Что тут возразить? Да только на одном русском языке существует три перевода сказаний о Гесер-хане (Гесериада. М. – Л., 1935; Абай Гэсэр. Улан-Удэ, 1960; Абай Гэсэр-хубун. Улан-Удэ, 1961—1964. Ч. 1-2). И о сходстве с деяниями Христа тоже нехорошо получается. Достаточно вспомнить начало истории Гесера. Он воплощается в царстве Лин «в семье одного из князей безобразным, сопливым ребенком по имени Джору… В детстве мальчик проявляет чудесные способности, уничтожает различных демонов, одерживает победу в конном состязании за обладание красавицей Другмо, троном и сокровищами Лина. Затем он получает с неба чудесного скакуна, обретает свой истинный облик и имя Гесер» (Мифы народов мира. М., 1992. Т. 1. С. 297—298). И что же здесь, интересно, общего с детством приемного сына плотника из Назарета? А где обещанные текстуальные совпадения? Почему вы их не приведете, Мурад Эскендерович? И про биографию Будды Аджи написал разве что в расчете на безграмотного читателя, не видящего, например, разницы между казнью Христа на Голгофе и мирной смертью Будды Гаутамы в Кузинаре, окруженного учениками и в возрасте 80 лет.
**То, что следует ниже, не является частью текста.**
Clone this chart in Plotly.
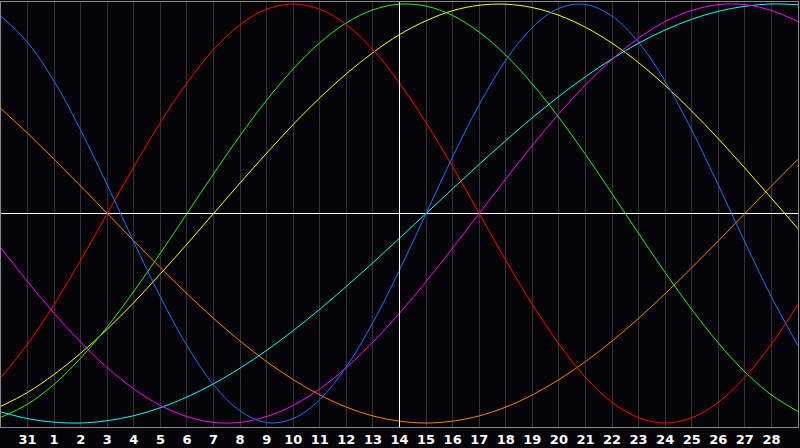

На протяжении всей книги не меняется у М. Аджи главный прием – заявить, что нечто является «наследием тюрок» и не привести никаких доказательств, кроме пары истерических воплей. Скажем, вот так: «Но остались следы минувшего! Иконы, иконостасы, храмы с их неповторимой архитектурой, лампады, ладан, парчовые одежды священников, молитвы с земными поклонами – все это атрибуты тенгрианства. Они и ведут в христианскую Церковь.
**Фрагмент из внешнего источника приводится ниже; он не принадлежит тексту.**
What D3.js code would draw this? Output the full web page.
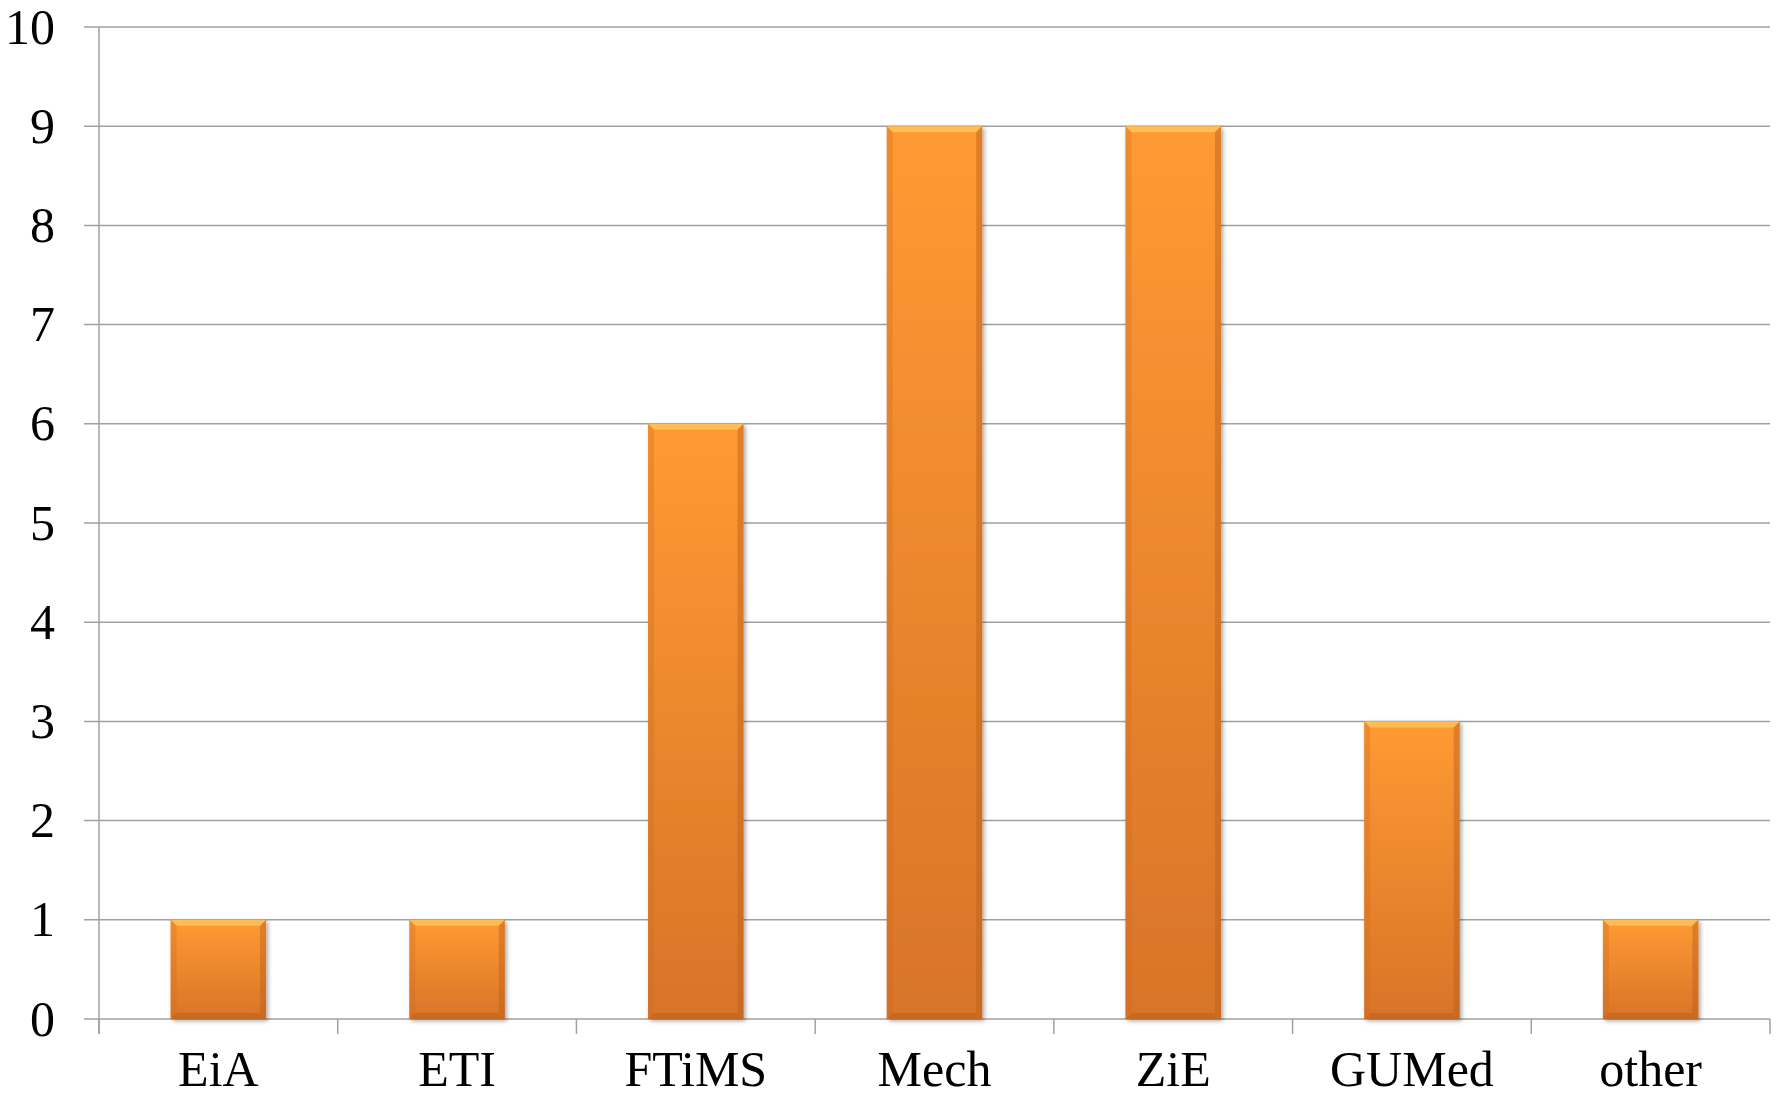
<!DOCTYPE html>
<html>
<head>
<meta charset="utf-8">
<script src="https://cdn.jsdelivr.net/npm/d3@7"></script>
<style>
	body { margin: 0; background: #fff; }
	text { font-family: "Liberation Serif", "Times New Roman", serif; fill: #000; }
</style>
</head>
<body>
<div class="container"></div>
<script>
var	WIDTH = 1779,
	HEIGHT = 1097,
	MARGIN = {top: 27, right: 9, bottom: 78, left: 99},
	TICK = 15,
	xScale,
	yScale;

var categories = ['EiA', 'ETI', 'FTiMS', 'Mech', 'ZiE', 'GUMed', 'other'];
var values = [1, 1, 6, 9, 9, 3, 1];
var yTicks = [0, 1, 2, 3, 4, 5, 6, 7, 8, 9, 10];

function translate(x, y) {
	return 'translate(' + x + ',' + y + ')';
}

var innerW = WIDTH - MARGIN.left - MARGIN.right,
	innerH = HEIGHT - MARGIN.top - MARGIN.bottom;

var svg = d3.select('.container').append('svg')
	.attr('width', WIDTH)
	.attr('height', HEIGHT);

var defs = svg.append('defs');

var grad = defs.append('linearGradient')
	.attr('id', 'barFill')
	.attr('x1', 0).attr('y1', 0).attr('x2', 0).attr('y2', 1);
grad.append('stop').attr('offset', '0%').attr('stop-color', '#ff9a33');
grad.append('stop').attr('offset', '100%').attr('stop-color', '#d87428');

var shadow = defs.append('filter')
	.attr('id', 'shadow')
	.attr('x', '-10%').attr('y', '-10%').attr('width', '130%').attr('height', '130%');
shadow.append('feDropShadow')
	.attr('dx', 2).attr('dy', 2).attr('stdDeviation', 2)
	.attr('flood-color', '#000').attr('flood-opacity', 0.35);

var g = svg.append('g')
	.attr('transform', translate(MARGIN.left, MARGIN.top));

xScale = d3.scaleBand()
	.domain(categories)
	.range([0, innerW])
	.paddingInner(0.6)
	.paddingOuter(0.3);

yScale = d3.scaleLinear()
	.domain([0, 10])
	.range([innerH, 0]);

// gridlines
g.append('g')
	.selectAll('line')
	.data(yTicks).enter()
	.append('line')
	.attr('x1', -TICK)
	.attr('x2', innerW)
	.attr('y1', function(d) { return yScale(d); })
	.attr('y2', function(d) { return yScale(d); })
	.attr('stroke', '#a0a0a0')
	.attr('stroke-width', 1.5);

// y axis
var yAxis = d3.axisLeft(yScale)
	.tickValues(yTicks)
	.tickSize(0)
	.tickPadding(44);

var yAxisGroup = g.append('g')
	.call(yAxis);
yAxisGroup.select('.domain').remove();
yAxisGroup.selectAll('text')
	.style('font-size', '50px')
	.attr('font-family', null);

g.append('line')
	.attr('x1', 0).attr('x2', 0)
	.attr('y1', 0).attr('y2', innerH + TICK)
	.attr('stroke', '#a0a0a0')
	.attr('stroke-width', 1.5);

// x axis boundary ticks
var bounds = d3.range(categories.length + 1).map(function(i) {
	return i * xScale.step();
});
g.append('g')
	.selectAll('line')
	.data(bounds).enter()
	.append('line')
	.attr('x1', function(d) { return d; })
	.attr('x2', function(d) { return d; })
	.attr('y1', innerH)
	.attr('y2', innerH + TICK)
	.attr('stroke', '#a0a0a0')
	.attr('stroke-width', 1.5);

var xAxis = d3.axisBottom(xScale)
	.tickSize(0)
	.tickPadding(31);

var xAxisGroup = g.append('g')
	.attr('transform', translate(0, innerH))
	.call(xAxis);
xAxisGroup.select('.domain').remove();
xAxisGroup.selectAll('text')
	.style('font-size', '50px')
	.attr('font-family', null);

// bars
var bars = g.append('g')
	.selectAll('g')
	.data(values).enter()
	.append('g')
	.attr('transform', function(d, i) {
		return translate(xScale(categories[i]), yScale(d));
	});

bars.append('rect')
	.attr('width', xScale.bandwidth())
	.attr('height', function(d) { return innerH - yScale(d); })
	.attr('fill', 'url(#barFill)')
	.attr('filter', 'url(#shadow)');

var B = 6;
// top bevel
bars.append('path')
	.attr('d', function() {
		var w = xScale.bandwidth();
		return 'M0,0 L' + w + ',0 L' + (w - B) + ',' + B + ' L' + B + ',' + B + 'Z';
	})
	.attr('fill', '#ffc25e')
	.attr('opacity', 0.85);

// right bevel
bars.append('path')
	.attr('d', function(d) {
		var w = xScale.bandwidth(), h = innerH - yScale(d);
		return 'M' + w + ',0 L' + w + ',' + h + ' L' + (w - B) + ',' + (h - B) + ' L' + (w - B) + ',' + B + 'Z';
	})
	.attr('fill', '#b85f1c')
	.attr('opacity', 0.45);

// left bevel
bars.append('path')
	.attr('d', function(d) {
		var h = innerH - yScale(d);
		return 'M0,0 L' + B + ',' + B + ' L' + B + ',' + (h - B) + ' L0,' + h + 'Z';
	})
	.attr('fill', '#c96a22')
	.attr('opacity', 0.3);

// bottom bevel
bars.append('path')
	.attr('d', function(d) {
		var w = xScale.bandwidth(), h = innerH - yScale(d);
		return 'M0,' + h + ' L' + B + ',' + (h - B) + ' L' + (w - B) + ',' + (h - B) + ' L' + w + ',' + h + 'Z';
	})
	.attr('fill', '#a8561a')
	.attr('opacity', 0.35);
</script>
</body>
</html>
Они единственное и самое надежное доказательство принятия христианами именно тюркского канона. Других доказательств и быть не может» (С. 162). После чего никаких доказательств и не приводится. А ведь следовало бы. Где тюркские иконостасы и иконы, где образцы лампад и священнических облачений? Хорошо известно, что облачения священников восходят к одеждам когенов и левитов Иерусалимского храма, что ладан был принесен Младенцу Христу волхвами (Мф. 2, 11) и что его использовали ранние христиане при погребении мертвых, о чем писал Тертуллиан. И так далее.